Photo by Jesse Fraga
"In the previous space, we tried a lot of workshops, but we noticed a gap between what artists do when they want to learn a new medium versus when they're a bit more serious about their practice," Schindall explains. "These new programs would be more like individualized courses."

Educator and assistant at the studio, Brooke Frank, 29, hopes printmakers will feel confident knowing they've made something distinctively intimate, no matter the skill level.

"Something about bookmaking is that you're building an art object with an audience of one, and one at a time," Frank says. "It's an incredible opportunity which is not present in every medium, but I think that's one that we're able to facilitate."
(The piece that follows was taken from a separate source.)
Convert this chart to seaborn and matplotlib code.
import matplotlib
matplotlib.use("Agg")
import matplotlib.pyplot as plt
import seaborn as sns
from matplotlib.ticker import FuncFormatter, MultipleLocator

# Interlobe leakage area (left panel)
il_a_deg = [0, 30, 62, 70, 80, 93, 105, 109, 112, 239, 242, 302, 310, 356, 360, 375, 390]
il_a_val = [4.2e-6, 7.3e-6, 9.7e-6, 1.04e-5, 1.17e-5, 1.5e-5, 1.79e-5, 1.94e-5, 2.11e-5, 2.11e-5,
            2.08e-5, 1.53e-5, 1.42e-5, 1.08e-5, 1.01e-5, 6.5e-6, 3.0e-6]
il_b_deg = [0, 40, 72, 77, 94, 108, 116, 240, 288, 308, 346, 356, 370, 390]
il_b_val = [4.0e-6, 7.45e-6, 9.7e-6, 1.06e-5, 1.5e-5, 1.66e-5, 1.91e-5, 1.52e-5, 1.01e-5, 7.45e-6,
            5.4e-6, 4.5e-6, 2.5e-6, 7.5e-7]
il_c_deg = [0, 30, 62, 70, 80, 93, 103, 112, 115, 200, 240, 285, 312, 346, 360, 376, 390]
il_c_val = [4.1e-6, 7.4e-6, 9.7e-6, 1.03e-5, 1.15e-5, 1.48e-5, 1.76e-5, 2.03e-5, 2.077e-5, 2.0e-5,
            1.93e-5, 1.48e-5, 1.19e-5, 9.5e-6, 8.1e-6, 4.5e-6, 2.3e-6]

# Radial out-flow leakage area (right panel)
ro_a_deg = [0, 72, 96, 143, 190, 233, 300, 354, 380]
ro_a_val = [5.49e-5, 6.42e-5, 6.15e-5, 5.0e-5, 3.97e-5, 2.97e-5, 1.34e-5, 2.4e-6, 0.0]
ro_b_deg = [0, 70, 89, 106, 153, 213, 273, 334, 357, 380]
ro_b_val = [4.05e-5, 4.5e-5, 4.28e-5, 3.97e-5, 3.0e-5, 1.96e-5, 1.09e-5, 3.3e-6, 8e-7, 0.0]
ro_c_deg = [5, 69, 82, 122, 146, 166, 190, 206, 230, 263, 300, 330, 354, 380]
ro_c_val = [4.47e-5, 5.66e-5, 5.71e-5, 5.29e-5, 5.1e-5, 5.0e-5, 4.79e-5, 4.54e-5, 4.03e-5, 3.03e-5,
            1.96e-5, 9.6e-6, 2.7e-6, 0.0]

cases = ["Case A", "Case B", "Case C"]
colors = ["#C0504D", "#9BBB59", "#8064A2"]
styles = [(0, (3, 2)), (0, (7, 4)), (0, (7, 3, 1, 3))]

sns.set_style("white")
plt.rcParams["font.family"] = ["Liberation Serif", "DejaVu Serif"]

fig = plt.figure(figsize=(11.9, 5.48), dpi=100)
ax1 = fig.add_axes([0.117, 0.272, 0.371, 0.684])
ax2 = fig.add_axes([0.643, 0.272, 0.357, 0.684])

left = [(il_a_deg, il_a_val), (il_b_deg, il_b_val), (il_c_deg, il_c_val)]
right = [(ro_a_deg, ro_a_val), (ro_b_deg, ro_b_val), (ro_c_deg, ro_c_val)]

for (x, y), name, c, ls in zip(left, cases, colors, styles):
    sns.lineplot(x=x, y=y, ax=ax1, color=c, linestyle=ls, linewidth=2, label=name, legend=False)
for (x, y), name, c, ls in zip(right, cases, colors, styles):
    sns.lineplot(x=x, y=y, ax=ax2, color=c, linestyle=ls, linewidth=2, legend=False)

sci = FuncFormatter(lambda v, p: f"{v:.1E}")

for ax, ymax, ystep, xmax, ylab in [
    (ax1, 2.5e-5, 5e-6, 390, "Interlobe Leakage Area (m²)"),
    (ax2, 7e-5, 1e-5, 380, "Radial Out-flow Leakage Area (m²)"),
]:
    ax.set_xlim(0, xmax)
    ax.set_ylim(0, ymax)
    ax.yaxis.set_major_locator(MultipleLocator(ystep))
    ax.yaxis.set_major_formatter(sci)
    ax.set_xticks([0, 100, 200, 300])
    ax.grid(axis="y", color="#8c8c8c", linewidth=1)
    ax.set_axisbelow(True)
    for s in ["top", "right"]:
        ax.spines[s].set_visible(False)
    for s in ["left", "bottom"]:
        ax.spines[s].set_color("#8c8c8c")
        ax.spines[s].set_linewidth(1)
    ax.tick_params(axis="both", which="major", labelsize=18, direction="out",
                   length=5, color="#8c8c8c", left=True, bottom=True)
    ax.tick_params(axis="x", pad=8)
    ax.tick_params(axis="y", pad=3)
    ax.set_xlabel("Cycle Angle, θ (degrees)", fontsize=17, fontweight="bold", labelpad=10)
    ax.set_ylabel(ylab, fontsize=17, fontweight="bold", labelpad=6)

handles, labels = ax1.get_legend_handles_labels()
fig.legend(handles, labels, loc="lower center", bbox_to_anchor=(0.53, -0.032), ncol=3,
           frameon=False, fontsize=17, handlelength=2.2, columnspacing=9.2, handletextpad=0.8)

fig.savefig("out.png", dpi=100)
She emphasizes IS Projects' mission to support artists of all backgrounds and genres.

"One of the things that always brings me back here is that we're a community constantly building opportunities for people to enter the print medium," Frank insists. "There's a way in for everyone."

Schindall agrees, referencing a quote from the 2019 documentary, The Booksellers, which follows rare book dealers and antique art book collectors in New York City.

"When you think about it, a book is the closest inanimate thing to a human. Like you wouldn't just throw a book in the trash," Schindall says. "If you see someone tear a book in half, you feel it."

IS Projects. 290 NW 73rd St., Miami; Tuesday through Friday 11 a.m. to 7 p.m.